--- Begin DATA EXTRACT ---
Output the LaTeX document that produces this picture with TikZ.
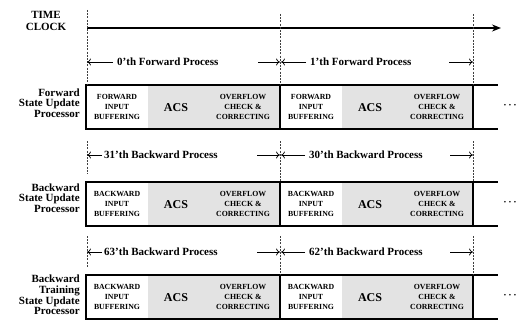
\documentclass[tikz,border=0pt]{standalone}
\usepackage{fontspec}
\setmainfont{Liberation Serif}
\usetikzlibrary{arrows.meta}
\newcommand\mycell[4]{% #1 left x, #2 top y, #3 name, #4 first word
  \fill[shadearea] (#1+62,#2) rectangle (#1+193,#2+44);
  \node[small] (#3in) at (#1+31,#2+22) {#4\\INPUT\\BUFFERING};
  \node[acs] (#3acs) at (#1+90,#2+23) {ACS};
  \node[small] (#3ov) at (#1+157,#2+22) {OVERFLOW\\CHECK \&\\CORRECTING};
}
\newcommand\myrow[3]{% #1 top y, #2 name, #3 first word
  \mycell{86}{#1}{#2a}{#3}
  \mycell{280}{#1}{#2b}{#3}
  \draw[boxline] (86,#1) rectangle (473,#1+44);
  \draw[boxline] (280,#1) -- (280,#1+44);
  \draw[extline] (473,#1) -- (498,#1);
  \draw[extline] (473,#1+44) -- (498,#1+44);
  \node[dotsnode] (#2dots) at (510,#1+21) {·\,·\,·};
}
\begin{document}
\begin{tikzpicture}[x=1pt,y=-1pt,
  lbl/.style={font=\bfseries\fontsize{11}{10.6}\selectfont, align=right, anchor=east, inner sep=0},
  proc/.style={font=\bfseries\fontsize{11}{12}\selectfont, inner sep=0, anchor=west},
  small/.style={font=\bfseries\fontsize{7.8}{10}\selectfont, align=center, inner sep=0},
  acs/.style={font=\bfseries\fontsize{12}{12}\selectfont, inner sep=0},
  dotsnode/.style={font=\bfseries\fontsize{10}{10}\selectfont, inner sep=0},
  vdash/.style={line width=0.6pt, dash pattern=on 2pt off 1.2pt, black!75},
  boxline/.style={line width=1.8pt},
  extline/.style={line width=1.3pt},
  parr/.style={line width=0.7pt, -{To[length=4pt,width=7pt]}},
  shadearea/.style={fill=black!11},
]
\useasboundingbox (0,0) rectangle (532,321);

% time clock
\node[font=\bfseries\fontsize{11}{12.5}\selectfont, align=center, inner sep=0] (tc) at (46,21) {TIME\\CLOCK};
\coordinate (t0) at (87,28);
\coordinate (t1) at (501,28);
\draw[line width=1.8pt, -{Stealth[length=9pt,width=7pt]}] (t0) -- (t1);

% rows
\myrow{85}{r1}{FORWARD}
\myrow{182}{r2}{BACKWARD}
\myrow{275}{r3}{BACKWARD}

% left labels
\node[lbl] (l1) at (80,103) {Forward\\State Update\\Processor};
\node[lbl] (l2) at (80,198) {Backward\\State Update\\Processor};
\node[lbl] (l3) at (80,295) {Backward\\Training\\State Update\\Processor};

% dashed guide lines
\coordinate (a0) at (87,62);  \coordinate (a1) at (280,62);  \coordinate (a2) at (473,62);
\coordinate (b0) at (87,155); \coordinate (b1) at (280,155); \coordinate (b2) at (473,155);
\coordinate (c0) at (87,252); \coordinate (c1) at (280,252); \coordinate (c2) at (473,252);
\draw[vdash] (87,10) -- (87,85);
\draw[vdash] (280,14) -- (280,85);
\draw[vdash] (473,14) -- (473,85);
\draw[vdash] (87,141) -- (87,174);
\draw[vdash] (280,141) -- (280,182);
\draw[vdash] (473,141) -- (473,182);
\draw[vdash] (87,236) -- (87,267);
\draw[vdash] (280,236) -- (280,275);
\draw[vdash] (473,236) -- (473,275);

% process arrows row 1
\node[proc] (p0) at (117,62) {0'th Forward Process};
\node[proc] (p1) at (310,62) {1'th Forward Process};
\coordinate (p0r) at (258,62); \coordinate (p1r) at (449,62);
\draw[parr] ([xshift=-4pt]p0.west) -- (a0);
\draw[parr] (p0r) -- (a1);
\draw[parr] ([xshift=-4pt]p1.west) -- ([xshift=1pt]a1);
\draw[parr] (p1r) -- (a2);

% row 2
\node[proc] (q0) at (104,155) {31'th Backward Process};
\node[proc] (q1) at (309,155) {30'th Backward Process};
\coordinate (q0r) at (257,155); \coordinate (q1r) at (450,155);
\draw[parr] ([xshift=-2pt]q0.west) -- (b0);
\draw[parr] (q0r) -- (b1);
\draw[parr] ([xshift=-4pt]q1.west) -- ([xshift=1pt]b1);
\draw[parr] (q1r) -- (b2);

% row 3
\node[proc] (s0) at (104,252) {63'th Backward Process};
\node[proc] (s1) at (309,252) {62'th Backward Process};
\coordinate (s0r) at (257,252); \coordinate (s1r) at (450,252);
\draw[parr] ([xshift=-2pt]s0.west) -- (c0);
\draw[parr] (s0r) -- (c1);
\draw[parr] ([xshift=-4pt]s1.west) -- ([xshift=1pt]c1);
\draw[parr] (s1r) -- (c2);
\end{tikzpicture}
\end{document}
--- End DATA EXTRACT ---
OBJECTIVE:
Set down the complete material exactly, but do not include the images.

SOLUTION FOR THIS EXERCISE:
Output the LaTeX document that produces this picture with TikZ.
\documentclass[tikz,border=0pt]{standalone}
\usepackage{fontspec}
\setmainfont{Liberation Serif}
\usetikzlibrary{arrows.meta}
\newcommand\mycell[4]{% #1 left x, #2 top y, #3 name, #4 first word
  \fill[shadearea] (#1+62,#2) rectangle (#1+193,#2+44);
  \node[small] (#3in) at (#1+31,#2+22) {#4\\INPUT\\BUFFERING};
  \node[acs] (#3acs) at (#1+90,#2+23) {ACS};
  \node[small] (#3ov) at (#1+157,#2+22) {OVERFLOW\\CHECK \&\\CORRECTING};
}
\newcommand\myrow[3]{% #1 top y, #2 name, #3 first word
  \mycell{86}{#1}{#2a}{#3}
  \mycell{280}{#1}{#2b}{#3}
  \draw[boxline] (86,#1) rectangle (473,#1+44);
  \draw[boxline] (280,#1) -- (280,#1+44);
  \draw[extline] (473,#1) -- (498,#1);
  \draw[extline] (473,#1+44) -- (498,#1+44);
  \node[dotsnode] (#2dots) at (510,#1+21) {·\,·\,·};
}
\begin{document}
\begin{tikzpicture}[x=1pt,y=-1pt,
  lbl/.style={font=\bfseries\fontsize{11}{10.6}\selectfont, align=right, anchor=east, inner sep=0},
  proc/.style={font=\bfseries\fontsize{11}{12}\selectfont, inner sep=0, anchor=west},
  small/.style={font=\bfseries\fontsize{7.8}{10}\selectfont, align=center, inner sep=0},
  acs/.style={font=\bfseries\fontsize{12}{12}\selectfont, inner sep=0},
  dotsnode/.style={font=\bfseries\fontsize{10}{10}\selectfont, inner sep=0},
  vdash/.style={line width=0.6pt, dash pattern=on 2pt off 1.2pt, black!75},
  boxline/.style={line width=1.8pt},
  extline/.style={line width=1.3pt},
  parr/.style={line width=0.7pt, -{To[length=4pt,width=7pt]}},
  shadearea/.style={fill=black!11},
]
\useasboundingbox (0,0) rectangle (532,321);

% time clock
\node[font=\bfseries\fontsize{11}{12.5}\selectfont, align=center, inner sep=0] (tc) at (46,21) {TIME\\CLOCK};
\coordinate (t0) at (87,28);
\coordinate (t1) at (501,28);
\draw[line width=1.8pt, -{Stealth[length=9pt,width=7pt]}] (t0) -- (t1);

% rows
\myrow{85}{r1}{FORWARD}
\myrow{182}{r2}{BACKWARD}
\myrow{275}{r3}{BACKWARD}

% left labels
\node[lbl] (l1) at (80,103) {Forward\\State Update\\Processor};
\node[lbl] (l2) at (80,198) {Backward\\State Update\\Processor};
\node[lbl] (l3) at (80,295) {Backward\\Training\\State Update\\Processor};

% dashed guide lines
\coordinate (a0) at (87,62);  \coordinate (a1) at (280,62);  \coordinate (a2) at (473,62);
\coordinate (b0) at (87,155); \coordinate (b1) at (280,155); \coordinate (b2) at (473,155);
\coordinate (c0) at (87,252); \coordinate (c1) at (280,252); \coordinate (c2) at (473,252);
\draw[vdash] (87,10) -- (87,85);
\draw[vdash] (280,14) -- (280,85);
\draw[vdash] (473,14) -- (473,85);
\draw[vdash] (87,141) -- (87,174);
\draw[vdash] (280,141) -- (280,182);
\draw[vdash] (473,141) -- (473,182);
\draw[vdash] (87,236) -- (87,267);
\draw[vdash] (280,236) -- (280,275);
\draw[vdash] (473,236) -- (473,275);

% process arrows row 1
\node[proc] (p0) at (117,62) {0'th Forward Process};
\node[proc] (p1) at (310,62) {1'th Forward Process};
\coordinate (p0r) at (258,62); \coordinate (p1r) at (449,62);
\draw[parr] ([xshift=-4pt]p0.west) -- (a0);
\draw[parr] (p0r) -- (a1);
\draw[parr] ([xshift=-4pt]p1.west) -- ([xshift=1pt]a1);
\draw[parr] (p1r) -- (a2);

% row 2
\node[proc] (q0) at (104,155) {31'th Backward Process};
\node[proc] (q1) at (309,155) {30'th Backward Process};
\coordinate (q0r) at (257,155); \coordinate (q1r) at (450,155);
\draw[parr] ([xshift=-2pt]q0.west) -- (b0);
\draw[parr] (q0r) -- (b1);
\draw[parr] ([xshift=-4pt]q1.west) -- ([xshift=1pt]b1);
\draw[parr] (q1r) -- (b2);

% row 3
\node[proc] (s0) at (104,252) {63'th Backward Process};
\node[proc] (s1) at (309,252) {62'th Backward Process};
\coordinate (s0r) at (257,252); \coordinate (s1r) at (450,252);
\draw[parr] ([xshift=-2pt]s0.west) -- (c0);
\draw[parr] (s0r) -- (c1);
\draw[parr] ([xshift=-4pt]s1.west) -- ([xshift=1pt]c1);
\draw[parr] (s1r) -- (c2);
\end{tikzpicture}
\end{document}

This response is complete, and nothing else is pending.